When Humans Become Numbers is a speculative, mixed media installation that interrogates how institutions weaponize data by reducing complex human lives to numbers. From SAT scores to credit ratings and risk assessments, these metrics determine your worth to society and, essentially, the trajectory of your life. But can they be trusted?
The Bureau of Statistical Worth (BSW) is a fictitious organization that operates within a dystopian world where access to resources and opportunities is entirely dependent on numbers. Inside the imposing assessment booth, disguised with welcoming signage, individuals input demographic data to receive their Total Assessed Worth Score and Official Report in real time. The experience is unsettling; although the numbers are grounded in real-world data trends, the quantification itself feels insultingly reductive. An official notice communicates the Bureau’s intent to provide an accurate measurement of individual potential. Next to it, sits the classified Employee Handbook, which reveals the Bureau’s methodology: real population data and demographic averages collapsed into predictive modeling that mistakes generalization for objectivity.

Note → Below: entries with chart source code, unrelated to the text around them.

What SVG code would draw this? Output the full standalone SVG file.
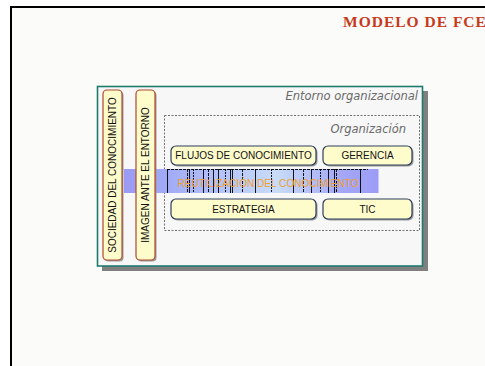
<svg xmlns="http://www.w3.org/2000/svg" width="485" height="366" viewBox="0 0 485 366">
<defs>
<linearGradient id="bandGrad" x1="0" y1="0" x2="1" y2="0">
<stop offset="0" stop-color="#9a9af4"/>
<stop offset="0.2" stop-color="#a4aef6"/>
<stop offset="0.6" stop-color="#c8dcf8"/>
<stop offset="0.85" stop-color="#a4a8f6"/>
<stop offset="1" stop-color="#9c9cf6"/>
</linearGradient>
<style>
.vbox{fill:#fffccc;stroke:#b04a2c;stroke-width:1.2}
.hbox{fill:#fffccc;stroke:#2c3e5c;stroke-width:1.2}
.shadow{fill:#9a9a9a}
.lbl{font-family:"Liberation Sans",Arial,sans-serif;font-size:10px;fill:#111}
.ital{font-family:"DejaVu Sans",Verdana,sans-serif;font-style:italic;font-size:11.5px;fill:#6a6a6a}
.glitch{stroke:#000;stroke-width:0.9}
</style>
</defs>
<rect x="0" y="0" width="485" height="366" fill="#ffffff"/>
<rect x="11" y="7" width="490" height="380" fill="#fbfcfa" stroke="#000" stroke-width="2"/>
<text x="343" y="27" font-family="'Liberation Serif','Times New Roman',serif" font-weight="bold" font-size="15.5" fill="#c8391a" letter-spacing="1">MODELO DE FCE</text>

<g id="entorno">
<rect x="102" y="91" width="326" height="180" fill="#808080"/>
<rect x="97.5" y="86.5" width="325" height="179.5" fill="#f7f7f7" stroke="#1f7a6e" stroke-width="1.6"/>
<text class="ital" x="418" y="100" text-anchor="end">Entorno organizacional</text>
</g>

<g id="organizacion">
<rect x="164.5" y="115.5" width="255" height="115" fill="none" stroke="#707070" stroke-width="1" stroke-dasharray="2,1.5"/>
<text class="ital" x="406" y="133" text-anchor="end">Organización</text>
</g>

<g id="reutilizacion">
<rect x="124" y="169" width="254.5" height="24" fill="url(#bandGrad)"/>
<line class="glitch" x1="167" y1="169.5" x2="368" y2="169.5" stroke-dasharray="3,1"/>
<g class="glitch">
<line x1="167.5" y1="169" x2="167.5" y2="193"/>
<line x1="187.5" y1="169" x2="187.5" y2="193" stroke-dasharray="3,1"/>
<line x1="189.5" y1="169" x2="189.5" y2="193"/>
<line x1="193.5" y1="169" x2="193.5" y2="193" stroke-dasharray="2,1"/>
<line x1="203.5" y1="169" x2="203.5" y2="193"/>
<line x1="208.5" y1="169" x2="208.5" y2="193" stroke-dasharray="3,1"/>
<line x1="213.5" y1="169" x2="213.5" y2="193"/>
<line x1="218.5" y1="169" x2="218.5" y2="193"/>
<line x1="225.5" y1="169" x2="225.5" y2="193" stroke-dasharray="2,1"/>
<line x1="230.5" y1="169" x2="230.5" y2="193"/>
<line x1="232.5" y1="169" x2="232.5" y2="193"/>
<line x1="242.5" y1="169" x2="242.5" y2="193" stroke-dasharray="3,1"/>
<line x1="255.5" y1="169" x2="255.5" y2="193"/>
<line x1="271.5" y1="169" x2="271.5" y2="193" stroke-dasharray="2,1"/>
<line x1="293.5" y1="169" x2="293.5" y2="193"/>
<line x1="303.5" y1="169" x2="303.5" y2="193" stroke-dasharray="3,1"/>
<line x1="311.5" y1="169" x2="311.5" y2="193"/>
<line x1="320.5" y1="169" x2="320.5" y2="193" stroke-dasharray="2,1"/>
<line x1="328.5" y1="169" x2="328.5" y2="193"/>
<line x1="334.5" y1="169" x2="334.5" y2="193"/>
<line x1="336.5" y1="169" x2="336.5" y2="193" stroke-dasharray="3,1"/>
<line x1="360.5" y1="169" x2="360.5" y2="193"/>
</g>
<text x="268" y="186.5" text-anchor="middle" font-family="'Liberation Sans',Arial,sans-serif" font-size="11" fill="#f0a030" textLength="181" lengthAdjust="spacingAndGlyphs">REUTILIZACIÓN DEL CONOCIMIENTO</text>
</g>

<g id="sociedad">
<rect class="shadow" x="104.5" y="91.5" width="19" height="170" rx="4"/>
<rect class="vbox" x="103" y="90" width="19" height="170" rx="4"/>
<text class="lbl" transform="translate(116,175) rotate(-90)" text-anchor="middle">SOCIEDAD DEL CONOCIMIENTO</text>
</g>

<g id="imagen">
<rect class="shadow" x="137.5" y="91.5" width="19" height="170" rx="4"/>
<rect class="vbox" x="136" y="90" width="19" height="170" rx="4"/>
<text class="lbl" transform="translate(149,175) rotate(-90)" text-anchor="middle">IMAGEN ANTE EL ENTORNO</text>
</g>

<g id="flujos">
<rect class="shadow" x="172.5" y="147.5" width="145" height="19" rx="5"/>
<rect class="hbox" x="171" y="146" width="145" height="19" rx="5"/>
<text class="lbl" x="243.5" y="159.3" text-anchor="middle">FLUJOS DE CONOCIMIENTO</text>
</g>

<g id="gerencia">
<rect class="shadow" x="324.5" y="147.5" width="89" height="19" rx="5"/>
<rect class="hbox" x="323" y="146" width="89" height="19" rx="5"/>
<text class="lbl" x="367.5" y="159.3" text-anchor="middle">GERENCIA</text>
</g>

<g id="estrategia">
<rect class="shadow" x="172.5" y="200.5" width="145" height="20" rx="5"/>
<rect class="hbox" x="171" y="199" width="145" height="20" rx="5"/>
<text class="lbl" x="243.5" y="212.8" text-anchor="middle">ESTRATEGIA</text>
</g>

<g id="tic">
<rect class="shadow" x="324.5" y="200.5" width="89" height="20" rx="5"/>
<rect class="hbox" x="323" y="199" width="89" height="20" rx="5"/>
<text class="lbl" x="367.5" y="212.8" text-anchor="middle">TIC</text>
</g>

<g id="connectors"></g>
</svg>
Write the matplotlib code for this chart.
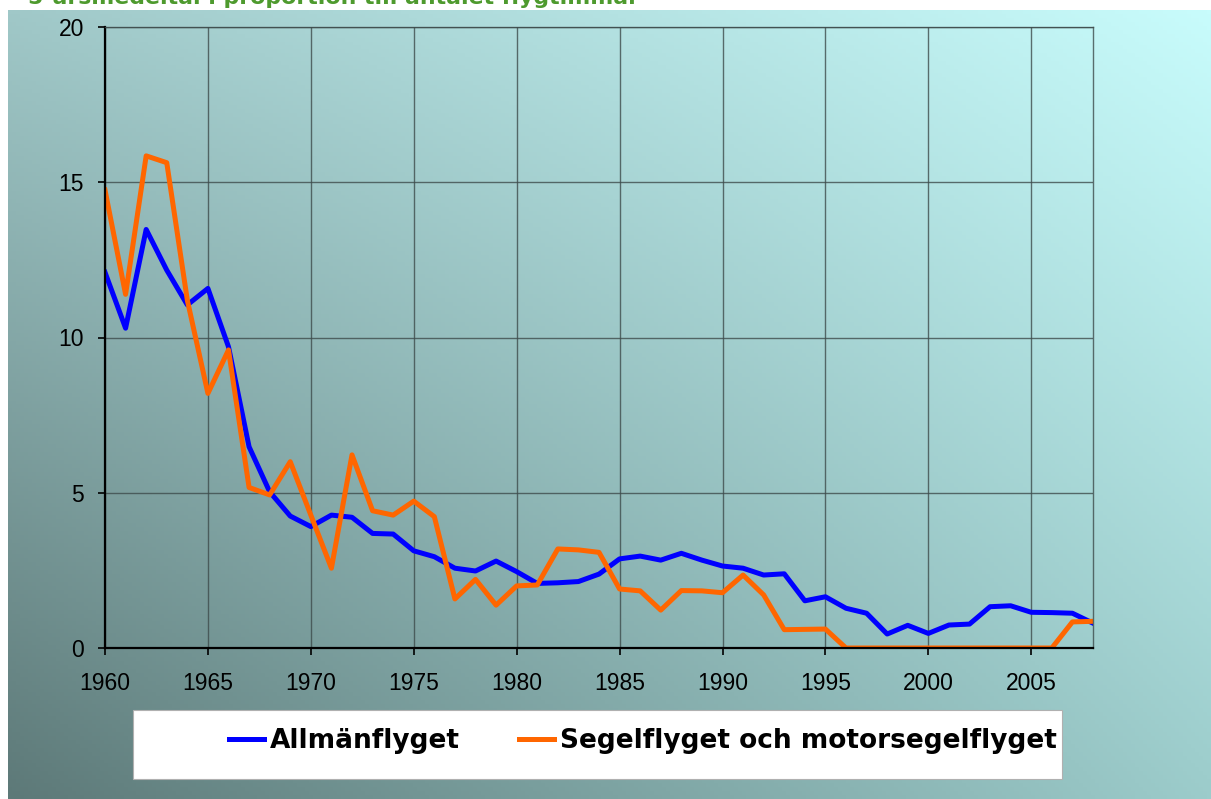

The BSW’s design utilizes two conflicting visual languages: 1) an approachable, public-facing identity that echoes values of equity and communal good, and 2) a colder, internal-facing tone that exposes the institution’s true character. This tension is reflected across a variety of mediums including an assessment index, report cards, employee handbook, bureaucratic ephemera, and the booth itself. This constructed environment simulates statistical bias for participants, encouraging them to question the Bureau and the systems it mirrors in real life.